Shalini Khemka, CEO, E2Exchange:
“A Conservative majority has given new life to small businesses. Today’s result will be a welcome relief for business owners, ensuring that policies such as Entrepreneurs' Relief and the current £10m lifetime gain tax are kept intact – policies which would have been under threat if Labour had come to power.
“Although business confidence today is high, a Conservative government will likely lead to a referendum on the EU and we should be mindful of the impact a Brexit could have on UK small and medium enterprises, especially in terms of trade and recruiting a skilled workforce.”
David Godber, group CEO, Elmwood:
“For sure the City will be happy with the current strategy of balancing the books, supporting employers and keeping public spending in check maintaining its current momentum. However I think there's an interesting shift in the demography of the nation that needs to be considered seriously. Previously we've become accustomed to talking about the North-South divide. But this morning we've got a specific shift towards nationalism, obvious by the significant Scottish vote going to the SNP.

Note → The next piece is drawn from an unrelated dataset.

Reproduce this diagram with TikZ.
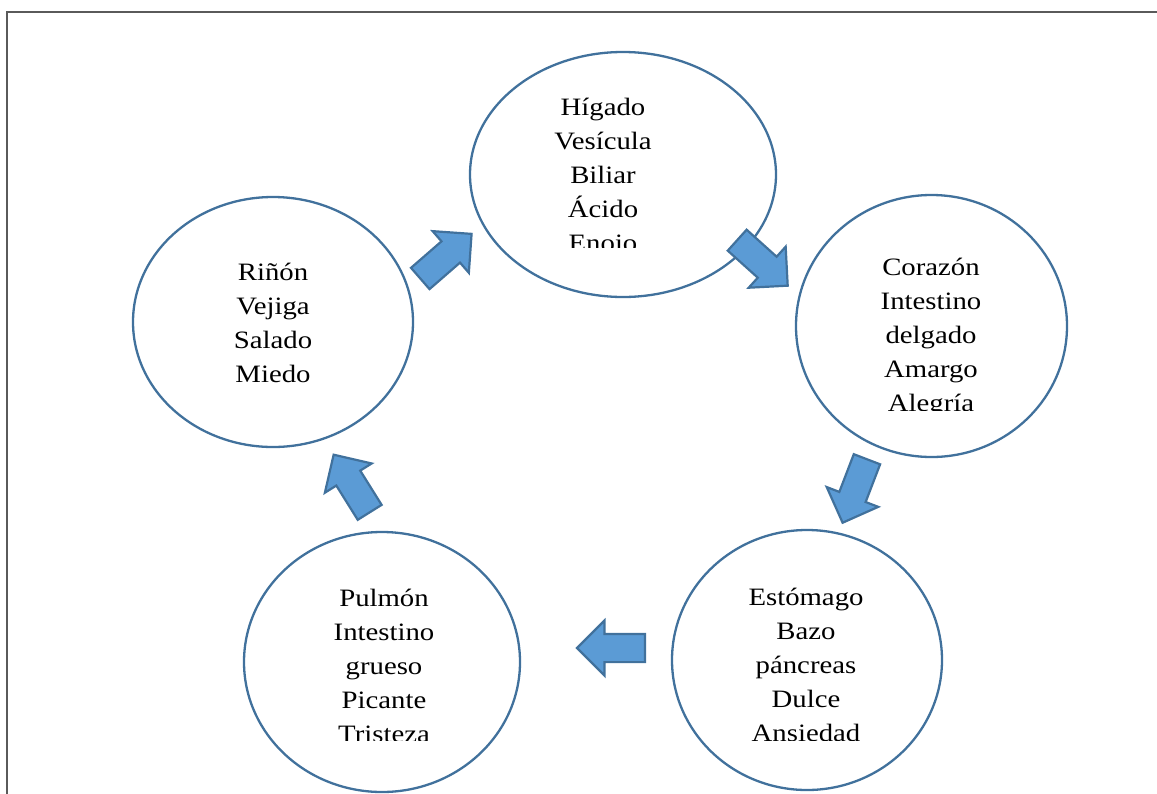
\documentclass[tikz,border=0pt]{standalone}
\usepackage{fontspec}
\setmainfont{Liberation Serif}
\usetikzlibrary{shapes.geometric}
\usetikzlibrary{shapes.arrows}
\definecolor{borde}{HTML}{41719C}
\definecolor{azul}{HTML}{5B9BD5}
\definecolor{marco}{HTML}{5A5A5A}

\begin{document}
\begin{tikzpicture}[x=1pt, y=-1pt,
		organo/.style={draw=borde, line width=2.3pt, ellipse, inner sep=0pt},
		texto/.style={anchor=base, text width=170pt, align=center, inner sep=0pt, xscale=1.15, font=\fontsize{25}{34}\selectfont},
		flecha/.style={single arrow, draw=borde, line width=2.2pt, fill=azul, inner sep=0pt, text height=13pt, text depth=13pt, minimum width=53pt, single arrow head extend=13.5pt, single arrow head indent=0pt, minimum height=68pt}]
			\useasboundingbox (0,0) rectangle (1157,793);
			\draw[marco, line width=2pt] (7,12) rectangle (1175,815);

			% Circles of the cycle
			\node[organo, minimum width=306pt, minimum height=245pt] (higado) at (623,174.5) {};
			\node[organo, minimum width=271pt, minimum height=262pt] (corazon) at (931.5,326) {};
			\node[organo, minimum width=270pt, minimum height=260pt] (estomago) at (807,660) {};
			\node[organo, minimum width=276pt, minimum height=260pt] (pulmon) at (382,662) {};
			\node[organo, minimum width=280pt, minimum height=250pt] (rinon) at (273,322) {};

			% Texts, cut at the bottom of their boxes
			\begin{scope}
				\clip (480,60) rectangle (770,247);
				\node[texto] (higadotxt) at (603,115) {Hígado\\Vesícula\\Biliar\\Ácido\\Enojo};
			\end{scope}
			\begin{scope}
				\clip (800,230) rectangle (1060,410);
				\node[texto] (corazontxt) at (931,275) {Corazón\\Intestino\\delgado\\Amargo\\Alegría};
			\end{scope}
			\begin{scope}
				\clip (680,560) rectangle (935,740);
				\node[texto] (estomagotxt) at (806,605) {Estómago\\Bazo\\páncreas\\Dulce\\Ansiedad};
			\end{scope}
			\begin{scope}
				\clip (250,560) rectangle (515,740);
				\node[texto] (pulmontxt) at (384,606) {Pulmón\\Intestino\\grueso\\Picante\\Tristeza};
			\end{scope}
			\node[texto] (rinontxt) at (273,280) {Riñón\\Vejiga\\Salado\\Miedo};

			% Block arrows between circles
			\node[flecha, rotate=41] (f1) at (440.6,260.8) {};
			\node[flecha, rotate=-42] (f2) at (757.2,258.2) {};
			\node[flecha, rotate=-111] (f3) at (857.3,484.4) {};
			\node[flecha, rotate=180] (f4) at (618,648) {};
			\node[flecha, rotate=122] (f5) at (355.4,489.5) {};
		\end{tikzpicture}
\end{document}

“Overall I'm optimistic. But I would be arguing for regional consideration and support: for additional FE and HE funding for courses in creativity and technology; for the continuity of support for centres of excellence and creative and technology clusters; and for more simplicity in funding and R&D tax credit application processes.”
Darren Fell, MD, Crunch Accounting:
“We conducted a survey on the eve of the election showing that the majority of small business owners favoured a Conservative government, so it certainly seems the business community have made their voices heard. While the Conservatives have been quite strong on overall business policies, their support for one-man-band businesses has been less than stellar. Hopefully Cameron will give something back to those who helped re-elect him and introduce some meaningful support for freelancers and contractors.”

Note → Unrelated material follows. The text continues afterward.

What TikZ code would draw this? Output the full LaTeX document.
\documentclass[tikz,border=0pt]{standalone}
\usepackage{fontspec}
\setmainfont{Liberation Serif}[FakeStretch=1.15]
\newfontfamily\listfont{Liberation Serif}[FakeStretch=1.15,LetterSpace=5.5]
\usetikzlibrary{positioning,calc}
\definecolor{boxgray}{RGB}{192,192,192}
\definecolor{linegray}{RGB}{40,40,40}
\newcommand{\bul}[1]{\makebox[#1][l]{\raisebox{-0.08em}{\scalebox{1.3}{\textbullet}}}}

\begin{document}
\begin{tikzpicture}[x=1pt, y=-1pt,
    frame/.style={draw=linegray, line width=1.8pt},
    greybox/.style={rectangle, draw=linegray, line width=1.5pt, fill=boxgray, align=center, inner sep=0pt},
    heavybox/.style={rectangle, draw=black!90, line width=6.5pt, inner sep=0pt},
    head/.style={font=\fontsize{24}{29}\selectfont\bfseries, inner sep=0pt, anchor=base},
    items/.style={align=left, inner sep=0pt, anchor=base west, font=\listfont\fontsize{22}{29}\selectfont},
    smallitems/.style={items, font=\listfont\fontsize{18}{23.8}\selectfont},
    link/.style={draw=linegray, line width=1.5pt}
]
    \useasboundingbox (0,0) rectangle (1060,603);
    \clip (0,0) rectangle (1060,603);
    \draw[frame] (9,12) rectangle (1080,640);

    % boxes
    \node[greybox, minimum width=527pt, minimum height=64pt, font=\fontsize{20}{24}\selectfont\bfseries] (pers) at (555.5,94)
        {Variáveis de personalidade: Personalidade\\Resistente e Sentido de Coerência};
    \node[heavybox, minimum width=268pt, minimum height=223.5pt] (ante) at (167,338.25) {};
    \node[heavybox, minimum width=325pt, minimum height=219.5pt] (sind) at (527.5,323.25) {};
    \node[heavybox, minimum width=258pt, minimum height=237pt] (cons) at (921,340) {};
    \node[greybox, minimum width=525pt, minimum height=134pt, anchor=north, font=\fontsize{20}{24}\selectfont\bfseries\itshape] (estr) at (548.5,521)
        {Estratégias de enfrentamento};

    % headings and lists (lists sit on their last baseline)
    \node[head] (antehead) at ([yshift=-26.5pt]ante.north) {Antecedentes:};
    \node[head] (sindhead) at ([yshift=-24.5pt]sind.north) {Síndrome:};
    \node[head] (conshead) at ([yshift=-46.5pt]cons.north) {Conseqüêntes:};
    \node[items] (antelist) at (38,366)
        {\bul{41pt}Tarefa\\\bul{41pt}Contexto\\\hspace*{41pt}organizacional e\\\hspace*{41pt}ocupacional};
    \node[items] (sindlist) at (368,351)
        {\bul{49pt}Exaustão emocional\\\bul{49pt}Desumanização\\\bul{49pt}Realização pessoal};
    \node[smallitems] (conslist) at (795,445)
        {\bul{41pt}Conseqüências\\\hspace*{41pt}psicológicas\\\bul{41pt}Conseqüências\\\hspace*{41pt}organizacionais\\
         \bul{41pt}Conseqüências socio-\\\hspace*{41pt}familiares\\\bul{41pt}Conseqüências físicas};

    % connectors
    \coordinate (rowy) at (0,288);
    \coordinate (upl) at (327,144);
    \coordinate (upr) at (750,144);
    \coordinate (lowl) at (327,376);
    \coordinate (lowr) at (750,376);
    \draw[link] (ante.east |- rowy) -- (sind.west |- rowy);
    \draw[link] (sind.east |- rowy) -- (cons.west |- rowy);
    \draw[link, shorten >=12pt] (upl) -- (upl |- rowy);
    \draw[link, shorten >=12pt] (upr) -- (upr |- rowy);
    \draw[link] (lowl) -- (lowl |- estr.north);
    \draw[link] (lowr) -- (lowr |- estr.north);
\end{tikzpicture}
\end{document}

Phillippe Gelis, CEO and co-founder, Kantox:
“Politicians are still catching up on fintech. The Conservatives were the only party to mention fintech in their manifesto, professing to ‘back the fintech revolution', but we are yet to see any explicit commitments or detail. Nonetheless, with George Osborne’s pre-election Budget promising further policies to drive innovation in this sector – including opening up banking APIs and a proposed regulatory sandbox – we’re hopeful that conversations will at least be heading in the right direction with the introduction of a Conservative government.”
Nimesh Shah and Milan Pandya, partners, Blick Rothenberg:
“A Conservative government will continue to support businesses, in particular by abolishing employer's national insurance for under 21s and apprentices for under 25s and by proposing a review of business rates by the end of 2015 and taking forward any actions from 2017.
These are all positive steps but there is still further to go: we would like to see the Conservatives propose changes to capital gains tax and Entrepreneurs' Relief, which are valuable incentives to those people setting up businesses. It is similarly important that, whilst the Conservatives suggested they would review the non-dom rules, they would retain the regime broadly in its current form in order to encourage international investment in the UK.”
Chris Bryce, chief executive, IPSE:
“We look forward to working with the new government, and all of the parties to best serve the UK’s four and half million self-employed. The Conservative party took up many of IPSE’s ideas in their manifesto and we look forward to seeing these implemented. A new business conciliation service would help address some of the issues stemming from late payments and we hope to play a leading role in contributing to reviews on how, mortgages, pensions and maternity and paternity pay could work better for the self-employed in the new parliament.”